The TFG parliament has just approved a law that allows non-legislators to become cabinet ministers, clearing the way for the president to nominate a replacement for Gedi from beyond the ranks of the legislators. The US will push for the appointment of someone it feels is more capable of building opposition to the Islamic Courts Union.

Humanitarian catastrophe

Mogadishu residents have been fleeing the city in droves in recent months and entire districts have emptied as people have been forced from their homes. They have been arriving in massive numbers in neighbouring settlements plagued by dire food shortages—90,000 people fled fighting over a three day period recently.

“Those who are able have left the city, but many more are trapped, cannot afford to flee or are too afraid to leave Mogadishu,” reports Médecins Sans Frontières (MSF). “People are fleeing into other areas of the city but are increasingly left with no safe place to seek refuge.” A high level of insecurity has prevented wounded civilians from receiving medical aid, especially those injured by shrapnel or bullets during fighting at night. “Some have bled to death as it was too dangerous to move them to hospitals,” MSF said.

About 46,000 of the latest refugees have settled along the road between Mogadishu and Afgoye town, to the west, the United Nations Hugh Commission for Refugees (UNHCR) said, adding to the more than 100,000 people already displaced there from fighting earlier this year. Last week saw 15 new makeshift settlements along the Afgoye road, bringing to 50 the total number of spontaneous camps lining the route.

“They are now crammed into huts and things that have sprung up all along the road. They lack food, sanitation and water—all the basic necessities of life,” explained UNHCR spokeswoman Jennifer Pagonis. “Those who arrived this weekend were hoping to go back to the capital in a matter of days, but now they see their relatives who have been here for months, they lose hope.”

The UN estimates that 1.5 million Somalis are now in need of emergency aid.
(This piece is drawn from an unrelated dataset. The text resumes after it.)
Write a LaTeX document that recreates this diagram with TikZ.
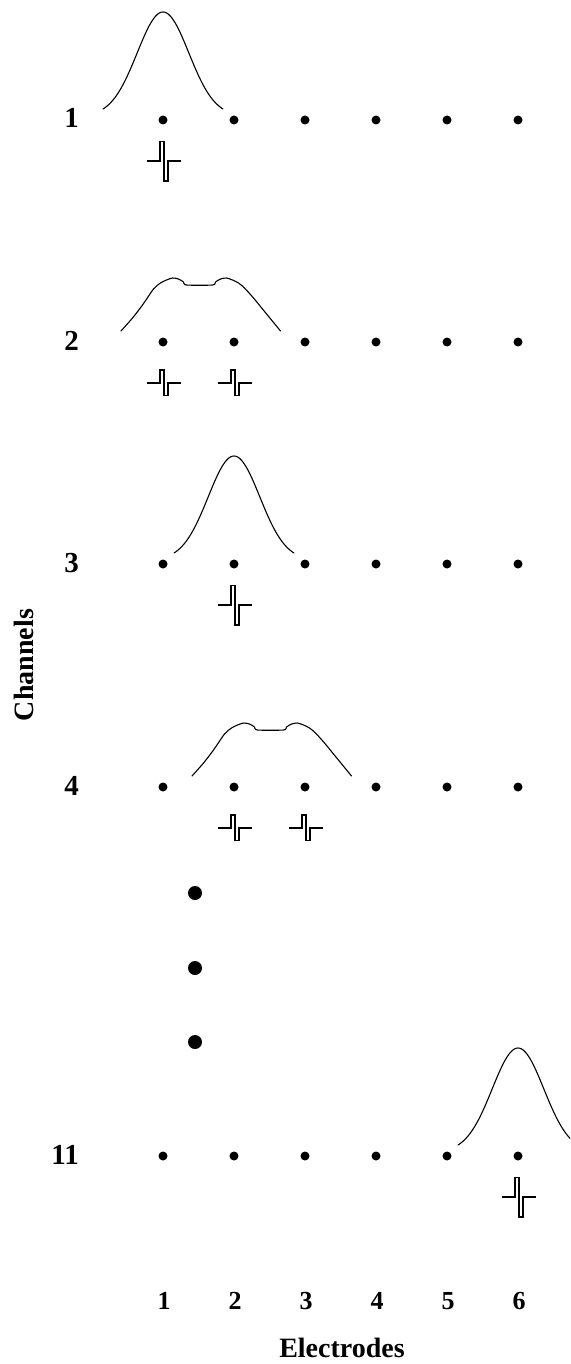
\documentclass[tikz,border=0pt]{standalone}
\usepackage{fontspec}
\setmainfont{Liberation Serif}
\begin{document}
\begin{tikzpicture}[x=1pt,y=-1pt,
  edot/.style={circle,fill=black,inner sep=0pt,minimum size=9pt},
  bigdot/.style={circle,fill=black,inner sep=0pt,minimum size=14pt},
  chlbl/.style={font=\fontsize{29}{29}\selectfont\bfseries,inner sep=0pt,anchor=base east},
  ellbl/.style={font=\fontsize{26}{26}\selectfont\bfseries,inner sep=0pt,anchor=base},
  axlbl/.style={font=\fontsize{28}{28}\selectfont\bfseries,inner sep=0pt,anchor=base},
  curve/.style={line width=1.1pt,line join=round,line cap=round},
  pulse/.style={line width=1.3pt,line join=miter}]
\useasboundingbox (0,0) rectangle (570,1364);
\clip (0,0) rectangle (570,1364);

% electrode dots in each row
\foreach \r/\yy in {1/120,2/342,3/564,4/787,11/1156}{
  \foreach \i in {1,...,6}{
    \node[edot] (d\r-\i) at ({163+71*(\i-1)},\yy) {};
  }
  \node[chlbl] (ch\r) at (79,{\yy+8}) {\r};
}

% ellipsis dots
\node[bigdot] (v1) at (195,893) {};
\node[bigdot] (v2) at (195,968) {};
\node[bigdot] (v3) at (195,1042) {};

% single gaussian curves
\foreach \cx/\yy in {163/120,234/564,518/1156}{
  \draw[curve] plot[domain=-60:60,samples=81] ({\cx+\x},{\yy-4-104*exp(-(\x*\x)/1334)});
}
% right part of channel 11 continues to the edge
\draw[curve] plot[domain=60:70,samples=6] ({518+\x},{1156-4-104*exp(-(\x*\x)/1334)});

% double-hump curves
\foreach \cx/\yy in {198.5/342,269.5/787}{
  \draw[curve] plot[smooth,tension=0.45] coordinates {
    ({\cx-77.5},{\yy-11}) ({\cx-66},{\yy-24}) ({\cx-56},{\yy-37}) ({\cx-45},{\yy-53})
    ({\cx-38},{\yy-59}) ({\cx-32},{\yy-62}) ({\cx-26},{\yy-64}) ({\cx-20},{\yy-63})
    ({\cx-15},{\yy-60}) ({\cx-12},{\yy-57}) ({\cx+14},{\yy-57}) ({\cx+17},{\yy-60})
    ({\cx+22},{\yy-63}) ({\cx+28},{\yy-64}) ({\cx+34},{\yy-62}) ({\cx+40},{\yy-59})
    ({\cx+46},{\yy-54}) ({\cx+55},{\yy-44}) ({\cx+64},{\yy-33}) ({\cx+73},{\yy-22})
    ({\cx+82},{\yy-11})};
}

% large pulses
\foreach \ex/\yy in {163/161,234/605,518/1197}{
  \draw[pulse] ({\ex-16},\yy) -- ({\ex-3},\yy) -- ({\ex-3},{\yy-19.5}) -- ({\ex+1},{\yy-19.5})
    -- ({\ex+1},{\yy+20}) -- ({\ex+5},{\yy+20}) -- ({\ex+5},\yy) -- ({\ex+17.5},\yy);
}
% small pulses
\foreach \ex/\yy in {163/383,234/383,234/828,305/828}{
  \draw[pulse] ({\ex-16},\yy) -- ({\ex-3},\yy) -- ({\ex-3},{\yy-13}) -- ({\ex+1},{\yy-13})
    -- ({\ex+1},{\yy+12.5}) -- ({\ex+5},{\yy+12.5}) -- ({\ex+5},\yy) -- ({\ex+17.5},\yy);
}

% electrode numbers
\foreach \i in {1,...,6}{
  \node[ellbl] (e\i) at ({163+71*(\i-1)+1},1309) {\i};
}
\node[axlbl] (elec) at (342,1357) {Electrodes};
\node[axlbl,rotate=90] (chan) at (33,665) {Channels};
\end{tikzpicture}
\end{document}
The number of people displaced by fighting this year is roughly 450,000 bringing the total number of displaced persons in Somalia up to 850,000.

Paul Smith-Lomas of Oxfam said aid agencies were “extremely concerned that a humanitarian catastrophe is unfolding and agencies are unable to get safe access to tens of thousands of people fleeing Mogadishu.” In an unprecedented statement, 39 aid agencies recently reported that they could not respond effectively to Somalia’s unfolding crisis due to insecurity.

War between Ethiopia and Eritrea

There are clear signs of a possible re-emergence of the war between Ethiopia and Eritrea which took place between 1998 and 2000, resulting in the death of tens of thousands. The International Crisis Group (ICG) has pointed to the fact that a huge military build up by both sides has taken place along the disputed border between the two countries. Although the Brussels-based think-tank appeals to the US and UN to intervene and halt a war, it clearly recognises that the situation has moved on from the 1990s and that the US may well support its regional proxy Ethiopia this time. “Ethiopia has played its hand skilfully, it states. “It has used its position as the major power in the region to win US toleration of its intransigence”.

The ICG suggest that Ethiopia would attempt to take over Asmara and the key port of Assab in its much smaller neighbour: “It would not be surprising if Addis Ababa believes an effort in the near future to stage a coup in Asmara, and use force against an Eritrean government that has few friends, would also be tolerated in Washington.”